Ну чем не нормальная жизнь?
Рауль Валленберг — «среднеевропеец» и был таким, со всеми своими достоинствами и недостатками. О его деловых неудачах мы уже знаем. Трудно складывались и его отношения с богатыми дядьями Маркусом и Якобом, хотя он был и не прочь помогать им в не совсем «чистых» делах в оккупированной Европе. Но что не сделаешь, когда надо искать средства к существованию? Личная жизнь Рауля не сложилась, да ещё тому мешали светские сплетни о своеобразии привычек закоренелого холостяка. На этом фоне можно понять, что, попав в Будапешт, он решил доказать "городу и миру", на что способен.
…И вот этот человек, проделав долгий путь из Будапешта до Москвы путь от советской дивизии, к которой он сам пришел, до столицы неизвестного ему государства, — в камере Лубянки. Каково могло быть его состояние? Для ответа на этот вопрос материала совсем немного — только свидетельства сокамерников, да не всегда очень надежные. Но они все-таки есть.
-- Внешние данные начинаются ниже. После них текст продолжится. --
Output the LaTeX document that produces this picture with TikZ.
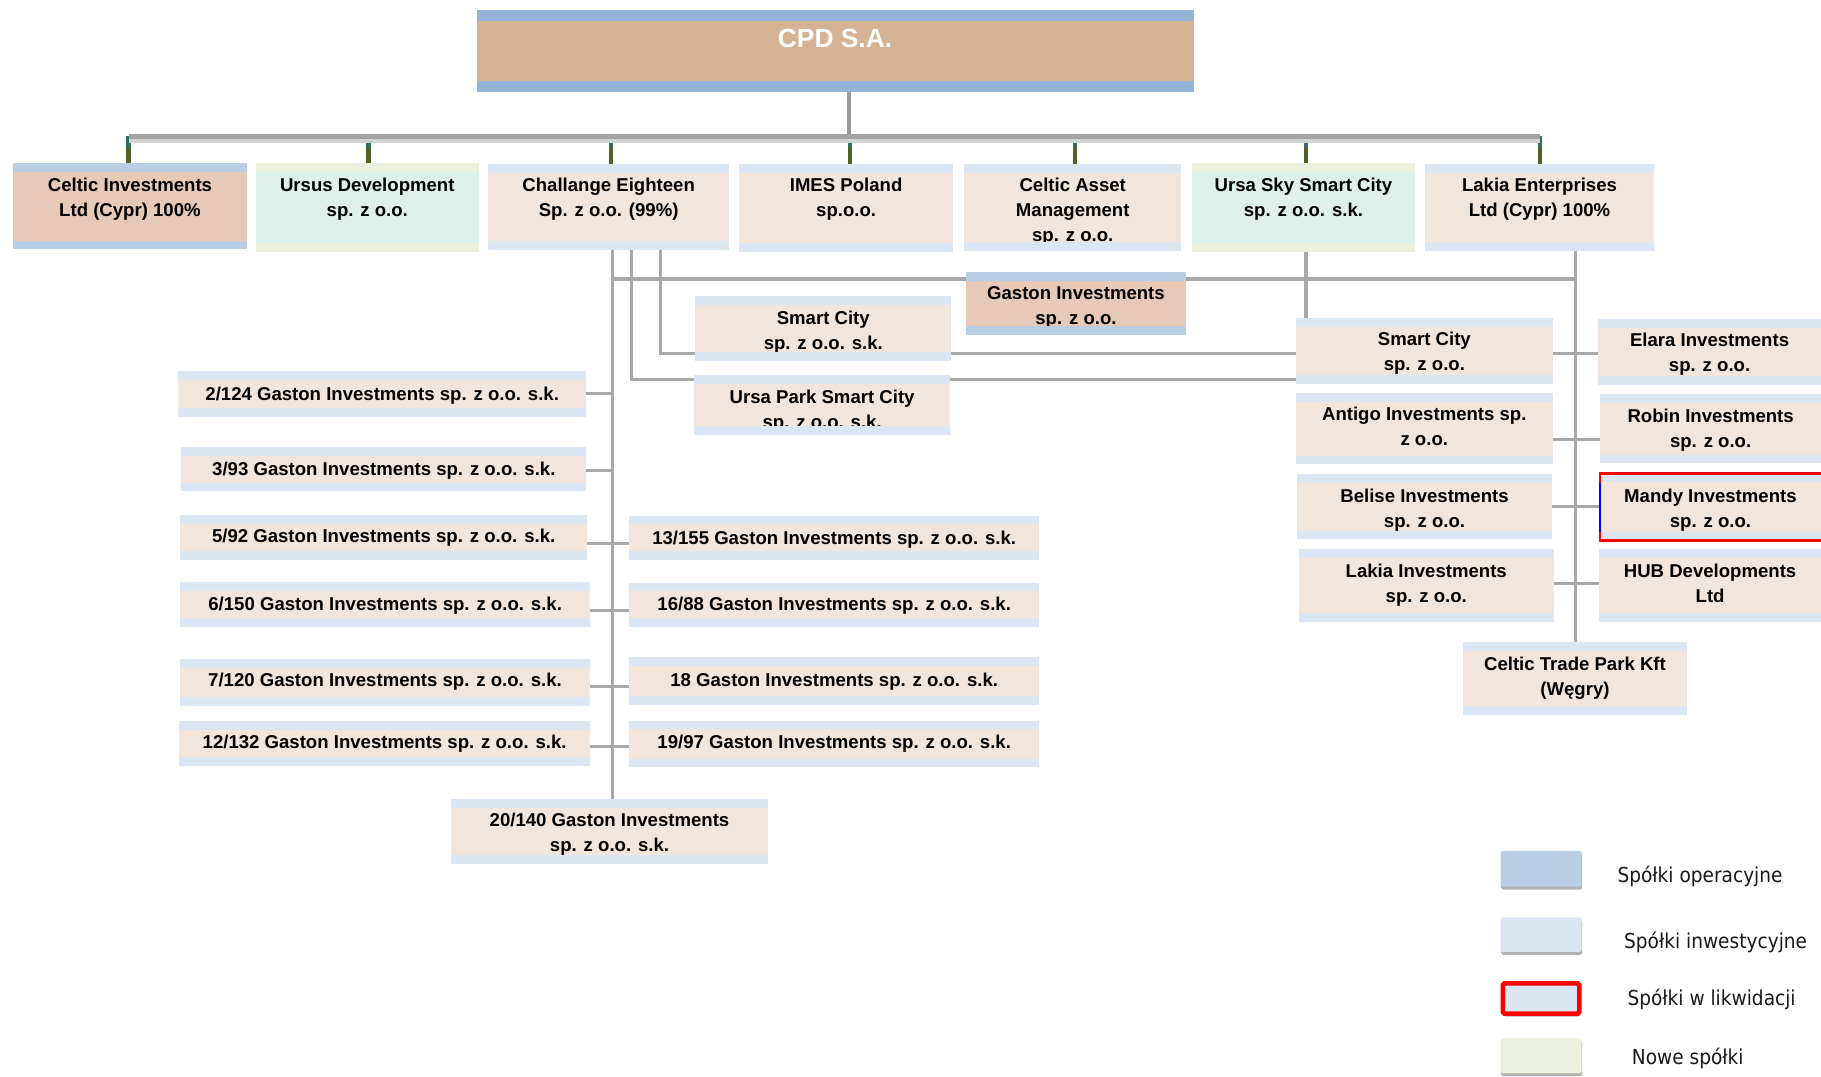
\documentclass[tikz,border=0pt]{standalone}
\usepackage{fontspec}
\setmainfont{Liberation Sans}
\newfontfamily\legfont[FakeStretch=0.9]{DejaVu Sans}
\usetikzlibrary{backgrounds,shadows}
\definecolor{cpdmain}{HTML}{D5B294}
\definecolor{cpdstrip}{HTML}{95B3D7}
\definecolor{opmain}{HTML}{E6CAB7}
\definecolor{opstrip}{HTML}{B9CDE5}
\definecolor{invmain}{HTML}{F2E5DC}
\definecolor{invstrip}{HTML}{DCE6F2}
\definecolor{newmain}{HTML}{DEF0EA}
\definecolor{newstrip}{HTML}{EBF1DE}
\definecolor{linegrey}{HTML}{A8A8A8}
\definecolor{bargrey}{HTML}{A4A4A4}
\definecolor{barlight}{HTML}{D2D2D2}
\definecolor{dropolive}{HTML}{4F6228}
\definecolor{dropteal}{HTML}{2F6E64}
\definecolor{cpdvert}{HTML}{9A9A9A}
\definecolor{mandyred}{HTML}{FF0000}
\definecolor{mandyblue}{HTML}{0000FF}
\newcommand\orgbox[8]{%
  \node[orgshape, fill=#2main, minimum width={(#5)-(#3)}, minimum height={(#6)-(#4)}] (#1) at ({((#3)+(#5))/2},{((#4)+(#6))/2}) {};
  \node[boxtext] (#1t) at ({((#3)+(#5))/2},{(#7)-6}) {#8};
  \fill[#2strip] (#1.north west) rectangle ([yshift=-7.5pt]#1.north east);
  \fill[#2strip] (#1.south west) rectangle ([yshift=7.5pt]#1.south east);
}
\begin{document}
\begin{tikzpicture}[x=1pt,y=-1pt,
  orgshape/.style={rectangle, inner sep=0pt, outer sep=0pt, draw=none},
  boxtext/.style={anchor=north, inner sep=0pt, align=center, font=\bfseries\fontsize{16}{21.7}\selectfont, text=black},
  cpdtext/.style={inner sep=0pt, font=\bfseries\fontsize{22.7}{26}\selectfont, text=white},
  conn/.style={draw=linegrey, line width=2.6pt},
  connthick/.style={draw=linegrey, line width=3.8pt},
  barline/.style={draw=bargrey, line width=4.5pt},
  barshadow/.style={draw=barlight, line width=3.5pt},
  dropline/.style={draw=dropolive, line width=3.6pt},
  droptop/.style={draw=dropteal, line width=3.6pt},
  cpdline/.style={draw=cpdvert, line width=3.6pt},
  legsw/.style={rectangle, inner sep=0pt, rounded corners=1.5pt, drop shadow={shadow xshift=0.5pt, shadow yshift=-2.5pt, opacity=0.3, fill=black}},
  legtext/.style={anchor=base west, inner sep=0pt, font=\legfont\fontsize{17.75}{20}\selectfont, text=black!90}
]
\useasboundingbox (0,0) rectangle (1568,927);

% CPD
\node[orgshape, fill=cpdmain, minimum width=617.7, minimum height=70.4] (cpd) at (719.55,43.8) {};
\fill[cpdstrip] (cpd.north west) rectangle ([yshift=-9.5pt]cpd.north east);
\fill[cpdstrip] (cpd.south west) rectangle ([yshift=9.3pt]cpd.south east);
\node[cpdtext] (cpdt) at (719,33.3) {CPD S.A.};

% top row
\orgbox{celtic}{op}{11.1}{140.6}{212.7}{214.7}{158.7}{Celtic Investments\\Ltd (Cypr) 100\%}
\orgbox{ursus}{new}{220.2}{140.6}{412.3}{216.7}{158.7}{Ursus Development\\sp. z o.o.}
\orgbox{chal}{inv}{420.2}{141.5}{628}{215.3}{158.7}{Challange Eighteen\\Sp. z o.o. (99\%)}
\orgbox{imes}{inv}{636.1}{141.2}{821}{216.7}{158.7}{IMES Poland\\sp.o.o.}
\orgbox{casset}{inv}{830.2}{141.2}{1017.2}{215.8}{158.7}{Celtic Asset\\Management\\sp. z o.o.}
\orgbox{ursasky}{new}{1026.3}{140.6}{1218.4}{216.7}{158.7}{Ursa Sky Smart City\\sp. z o.o. s.k.}
\orgbox{lakiaE}{inv}{1227}{141.2}{1424.2}{215.8}{158.7}{Lakia Enterprises\\Ltd (Cypr) 100\%}

% middle
\orgbox{gaston}{op}{831.9}{234.2}{1021}{288.2}{252.6}{Gaston Investments\\sp. z o.o.}
\orgbox{sca}{inv}{598.6}{254.9}{819.2}{310.6}{273.2}{Smart City\\sp. z o.o. s.k.}
\orgbox{upark}{inv}{597.8}{322.9}{818}{374.3}{341.5}{Ursa Park Smart City\\sp. z o.o. s.k.}

% right group
\orgbox{scb}{inv}{1116}{274.1}{1336.9}{330.6}{291.9}{Smart City\\sp. z o.o.}
\orgbox{antigo}{inv}{1116}{338.7}{1336.8}{399.8}{356.5}{Antigo Investments sp.\\z o.o.}
\orgbox{belise}{inv}{1117}{408.4}{1336.2}{464.4}{426.8}{Belise Investments\\sp. z o.o.}
\orgbox{lakiaI}{inv}{1118.5}{473}{1337.7}{535.3}{491.7}{Lakia Investments\\sp. z o.o.}
\orgbox{elara}{inv}{1376.1}{275}{1568}{331.5}{292.2}{Elara Investments\\sp. z o.o.}
\orgbox{robin}{inv}{1377.9}{339.5}{1568}{398.9}{358.2}{Robin Investments\\sp. z o.o.}
\orgbox{mandy}{inv}{1377.6}{407.5}{1568}{465.3}{426.8}{Mandy Investments\\sp. z o.o.}
\orgbox{hub}{inv}{1377}{473}{1568}{535.3}{491.7}{HUB Developments\\Ltd}
\orgbox{ctp}{inv}{1259.6}{553}{1452.7}{615.6}{571.7}{Celtic Trade Park Kft\\(Węgry)}
\draw[mandyred, line width=2.2pt] (mandy.north east) -- (mandy.north west) -- (mandy.south west) -- (mandy.south east);
\draw[mandyblue, line width=2.2pt] ([yshift=-8.5pt]mandy.north west) -- ([yshift=7.5pt]mandy.south west);

% Gaston list
\orgbox{gA}{inv}{153.4}{319.4}{504.8}{358.8}{338.7}{2/124 Gaston Investments sp. z o.o. s.k.}
\orgbox{gB}{inv}{156}{385}{505}{423}{404}{3/93 Gaston Investments sp. z o.o. s.k.}
\orgbox{gC}{inv}{155}{443.4}{505.7}{482}{461.5}{5/92 Gaston Investments sp. z o.o. s.k.}
\orgbox{gD}{inv}{155}{501}{508.3}{539.6}{519.5}{6/150 Gaston Investments sp. z o.o. s.k.}
\orgbox{gE}{inv}{155}{567.4}{508}{607.6}{585.5}{7/120 Gaston Investments sp. z o.o. s.k.}
\orgbox{gF}{inv}{154.4}{620.8}{508}{659.3}{638.6}{12/132 Gaston Investments sp. z o.o. s.k.}
\orgbox{gG}{inv}{541.9}{444}{894.7}{482}{462.7}{13/155 Gaston Investments sp. z o.o. s.k.}
\orgbox{gH}{inv}{541.9}{501.7}{894.7}{539.6}{520.3}{16/88 Gaston Investments sp. z o.o. s.k.}
\orgbox{gI}{inv}{541.9}{565.7}{894.7}{607}{585.5}{18 Gaston Investments sp. z o.o. s.k.}
\orgbox{gJ}{inv}{541.9}{620.5}{894.7}{660.7}{638.8}{19/97 Gaston Investments sp. z o.o. s.k.}
\orgbox{gK}{inv}{388.2}{688}{661.5}{743.7}{706}{20/140 Gaston Investments\\sp. z o.o. s.k.}

% legend
\node[legsw, fill=opstrip, minimum width=69.8, minimum height=30.8] (leg1) at (1327,748.1) {};
\node[legsw, fill=invstrip, minimum width=69.8, minimum height=29.9] (leg2) at (1327,804.75) {};
\node[legsw, fill=invstrip, draw=mandyred, line width=4pt, minimum width=65.8, minimum height=26.1] (leg3) at (1327,859.75) {};
\node[legsw, fill=newstrip, minimum width=69.8, minimum height=30.1] (leg4) at (1327,909.05) {};
\node[legtext] (leg1t) at (1392.6,760) {Spółki operacyjne};
\node[legtext] (leg2t) at (1398.3,816.5) {Spółki inwestycyjne};
\node[legtext] (leg3t) at (1401.2,866) {Spółki w likwidacji};
\node[legtext] (leg4t) at (1405,917) {Nowe spółki};

% connectors
\coordinate (barL) at (110.7,117.3);
\coordinate (barR) at (1326.4,117.3);
\coordinate (cpdtap) at (731.2,117.3);
\coordinate (trA) at (527,0);
\coordinate (trB) at (543.5,0);
\coordinate (trC) at (569,0);
\coordinate (ltr) at (1357,0);
\coordinate (hy) at (0,240.3);
\coordinate (yB) at (0,326.8);
\coordinate (yC) at (0,304.6);

\begin{pgfonlayer}{background}
\fill[white] (0,0) rectangle (1568,927);
\draw[cpdline] (cpdtap |- cpd.south) -- (cpdtap);
\foreach \b/\dx in {celtic/-1.2,ursus/1.1,chal/1.9,imes/3.5,casset/1.9,ursasky/2,lakiaE/0.4} {
  \draw[dropline] ([xshift=\dx pt]\b.north) -- ([xshift=\dx pt]\b.north |- barL);
  \draw[droptop] ([xshift=\dx pt]\b.north |- barL) -- ++(0,9.5);
}
\draw[barshadow] ([yshift=-4pt]barL) -- ([yshift=-4pt]barR);
\draw[barline] (barL) -- (barR);

\draw[conn] (chal.south -| trA) -- (gK.north -| trA);
\draw[connthick] (trA |- hy) -- (gaston.west |- hy);
\draw[connthick] (gaston.east |- hy) -- (ltr |- hy);
\draw[conn] (chal.south -| trB) |- (scb.west |- yB);
\draw[conn] (chal.south -| trC) |- (scb.west |- yC);
\draw[connthick] ([xshift=2pt]ursasky.south) -- ([xshift=2pt]ursasky.south |- scb.north);
\draw[conn] (lakiaE.south -| ltr) -- (ctp.north -| ltr);

\draw[conn] ([yshift=-2pt]scb.east) -- ([yshift=-2pt]scb.east -| elara.west);
\draw[conn] ([yshift=-9.6pt]antigo.east) -- ([yshift=-9.6pt]antigo.east -| robin.west);
\draw[conn] (belise.east) -- (belise.east -| mandy.west);
\draw[conn] ([yshift=1.4pt]lakiaI.east) -- ([yshift=1.4pt]lakiaI.east -| hub.west);

\draw[conn] (gA.east) -- (gA.east -| trA);
\draw[conn] ([yshift=-1pt]gB.east) -- ([yshift=-1pt]gB.east -| trA);
\draw[conn] ([yshift=-5.7pt]gC.east) -- ([yshift=-5.7pt]gC.east -| gG.west);
\draw[conn] ([yshift=-5pt]gD.east) -- ([yshift=-5pt]gD.east -| gH.west);
\draw[conn] ([yshift=-4pt]gE.east) -- ([yshift=-4pt]gE.east -| gI.west);
\draw[conn] ([yshift=-3pt]gF.east) -- ([yshift=-3pt]gF.east -| gJ.west);
\end{pgfonlayer}
\end{tikzpicture}
\end{document}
Как ни странно, поведение Валленберга в первые недели и месяцы на Лубянке и в Лефортово укладывается опять же в «среднеевропейские» рамки. Как видно, для шведского пленника его новое положение было настолько неестественным и необъяснимым, что он надеялся, что оно скоро прекратится. Сокамерники не зарегистрировали каких-либо припадков озлобления; только через несколько месяцев Валленберг решает обратиться с письменной жалобой на «высочайшее» имя. Он вроде как бы верит словам следователей о том, что шведские власти не проявляют к нему интереса (это отчасти справедливо!). Никаких протестов, никаких голодовок! Никаких попыток передать письма на волю в посольство. Валленберг надеется, что с ним поступят, как в цивилизованном "среднеевропейском государстве". И этого заряда благодушия ему хватило до 1947 года!